1. If you were a writer, what kinds of books would you write?
I’d like to write hard-boiled mysteries featuring tough two-fisted detectives and the pliant dolls who fall for them like a ton of bricks. I never will, though, because the previous sentence is an example of how I write.
2. Do you expect to ever be famous in your lifetime? If yes, what do you expect to be famous for?
Not a chance.
3. Say something liberal.
Creationism and Intelligent Design have no place in the science curricula of American public schools.
4. Say something conservative.
The Liberal Agenda is ruinous to the prosperity and success of this nation, and the implementation of their policies is damaging to people and the environment.
5. What did you dream about last night?
I had a strange dream where I had a second, secret job as a government agent. I was given an assignment to go to New York City over the same weekend which, coincidentally, I had a business trip for my first job. I had to keep everybody in the dark about my official assignment (which apparently was to line up snipers to kill someone!) and make sure my wife didn’t find out. I woke up with a full bladder.
6. What have you read this week? Include everything: magazines, emails, blogs, books, etc.

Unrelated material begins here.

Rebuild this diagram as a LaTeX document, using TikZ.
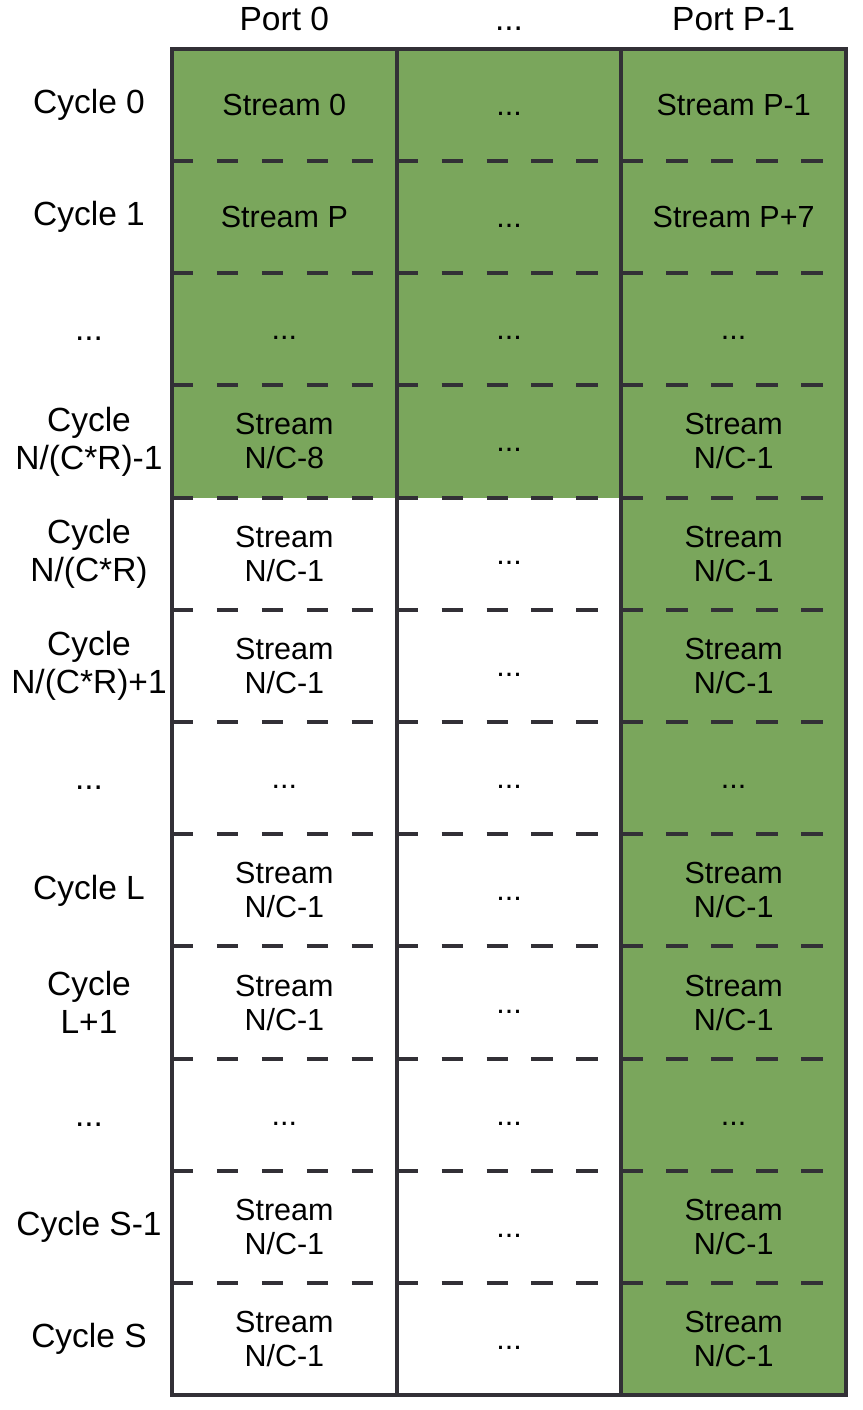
\documentclass[tikz,border=0pt]{standalone}
\usepackage{fontspec}
\setmainfont{Liberation Sans}
\usepackage{xcolor}
\usetikzlibrary{positioning}

\definecolor{cellgreen}{RGB}{122,166,92}
\definecolor{gridline}{RGB}{50,48,54}
\newcommand{\gapdots}{\vphantom{S}...}

\begin{document}
\begin{tikzpicture}[
    x=1pt, y=-1pt,
    font=\fontsize{30.5}{34}\selectfont,
    node distance=0pt,
    cell/.style={minimum width=224.67pt, minimum height=112.22pt, inner sep=0pt, outer sep=0pt, align=center},
    busy/.style={cell, fill=cellgreen},
    idle/.style={cell, fill=white},
    lbl/.style={font=\fontsize{33.5}{38}\selectfont, minimum width=166pt, inner sep=0pt, outer sep=0pt, align=center},
    hdr/.style={font=\fontsize{33.5}{38}\selectfont, minimum height=59.4pt, inner sep=0pt, outer sep=0pt},
    colline/.style={draw=gridline, line width=4pt},
    rowline/.style={draw=gridline, line width=4pt, dash pattern=on 21.5pt off 23.43pt}
]
\useasboundingbox (0,0) rectangle (862,1410);

% Cells
\node[busy] (s0a) at (284.33,104.81) {Stream 0};
\node[busy, right=of s0a] (s0b) {\gapdots};
\node[busy, right=of s0b] (s0c) {Stream P-1};

\node[busy, below=of s0a] (s1a) {Stream P};
\node[busy, right=of s1a] (s1b) {\gapdots};
\node[busy, right=of s1b] (s1c) {Stream P+7};

\node[busy, below=of s1a] (s2a) {\gapdots};
\node[busy, right=of s2a] (s2b) {\gapdots};
\node[busy, right=of s2b] (s2c) {\gapdots};

\node[busy, below=of s2a] (s3a) {Stream\\N/C-8};
\node[busy, right=of s3a] (s3b) {\gapdots};
\node[busy, right=of s3b] (s3c) {Stream\\N/C-1};

\node[idle, below=of s3a] (s4a) {Stream\\N/C-1};
\node[idle, right=of s4a] (s4b) {\gapdots};
\node[busy, right=of s4b] (s4c) {Stream\\N/C-1};

\node[idle, below=of s4a] (s5a) {Stream\\N/C-1};
\node[idle, right=of s5a] (s5b) {\gapdots};
\node[busy, right=of s5b] (s5c) {Stream\\N/C-1};

\node[idle, below=of s5a] (s6a) {\gapdots};
\node[idle, right=of s6a] (s6b) {\gapdots};
\node[busy, right=of s6b] (s6c) {\gapdots};

\node[idle, below=of s6a] (s7a) {Stream\\N/C-1};
\node[idle, right=of s7a] (s7b) {\gapdots};
\node[busy, right=of s7b] (s7c) {Stream\\N/C-1};

\node[idle, below=of s7a] (s8a) {Stream\\N/C-1};
\node[idle, right=of s8a] (s8b) {\gapdots};
\node[busy, right=of s8b] (s8c) {Stream\\N/C-1};

\node[idle, below=of s8a] (s9a) {\gapdots};
\node[idle, right=of s9a] (s9b) {\gapdots};
\node[busy, right=of s9b] (s9c) {\gapdots};

\node[idle, below=of s9a] (s10a) {Stream\\N/C-1};
\node[idle, right=of s10a] (s10b) {\gapdots};
\node[busy, right=of s10b] (s10c) {Stream\\N/C-1};

\node[idle, below=of s10a] (s11a) {Stream\\N/C-1};
\node[idle, right=of s11a] (s11b) {\gapdots};
\node[busy, right=of s11b] (s11c) {Stream\\N/C-1};

% Headers
\node[hdr, above=of s0a] (port0) {Port 0};
\node[hdr, above=of s0b] (portdots) {\gapdots};
\node[hdr, above=of s0c] (portlast) {Port P-1};

% Cycle labels
\node[lbl, left=of s0a] (cyc0) {Cycle 0};
\node[lbl, left=of s1a] (cyc1) {Cycle 1};
\node[lbl, left=of s2a] (cyc2) {\gapdots};
\node[lbl, left=of s3a] (cyc3) {Cycle\\N/(C*R)-1};
\node[lbl, left=of s4a] (cyc4) {Cycle\\N/(C*R)};
\node[lbl, left=of s5a] (cyc5) {Cycle\\N/(C*R)+1};
\node[lbl, left=of s6a] (cyc6) {\gapdots};
\node[lbl, left=of s7a] (cyc7) {Cycle L};
\node[lbl, left=of s8a] (cyc8) {Cycle\\L+1};
\node[lbl, left=of s9a] (cyc9) {\gapdots};
\node[lbl, left=of s10a] (cyc10) {Cycle S-1};
\node[lbl, left=of s11a] (cyc11) {Cycle S};

% Row separators
\draw[rowline] (s0a.south west) -- (s0c.south east);
\draw[rowline] (s1a.south west) -- (s1c.south east);
\draw[rowline] (s2a.south west) -- (s2c.south east);
\draw[rowline] (s3a.south west) -- (s3c.south east);
\draw[rowline] (s4a.south west) -- (s4c.south east);
\draw[rowline] (s5a.south west) -- (s5c.south east);
\draw[rowline] (s6a.south west) -- (s6c.south east);
\draw[rowline] (s7a.south west) -- (s7c.south east);
\draw[rowline] (s8a.south west) -- (s8c.south east);
\draw[rowline] (s9a.south west) -- (s9c.south east);
\draw[rowline] (s10a.south west) -- (s10c.south east);

% Port columns
\draw[colline] (s0b.north west) -- (s11b.south west);
\draw[colline] (s0c.north west) -- (s11c.south west);
\draw[colline] (s0a.north west) rectangle (s11c.south east);
\end{tikzpicture}
\end{document}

7. Tell me about your worst date ever.
This was with a girl who gave me her number in a bar. (This, in itself was such an unusual occurrence that I remember it clearly!) We made the date, but that morning I started coming down with cold symptoms so I dosed myself up with cold medicine and soldiered on. Picked her up at her place, we spent a long time sitting on her porch trying to come up with topics of conversation before we went out to eat. My head was dizzy and my mouth was dry from the medicine. Honestly, I can’t remember any more about it, except that we didn’t go on a second date. Simply awful.
8. Name three of your bad habits and three of your good habits.
I drive too fast
I ignore my yard
I don’t procrastinate
I bathe whether I need to or not
9. Tell me something you're very proud of.
I’m proud of the fact that I somehow conned my wonderful wife into marrying me.
10. Give me a piece of wisdom that I should pass on to Parker Grace (who is now twelve weeks old).
Your parents are probably smarter than you think they are; and you are probably not as smart as you think you are; but somehow you will impress each other with your brilliance twenty times a day.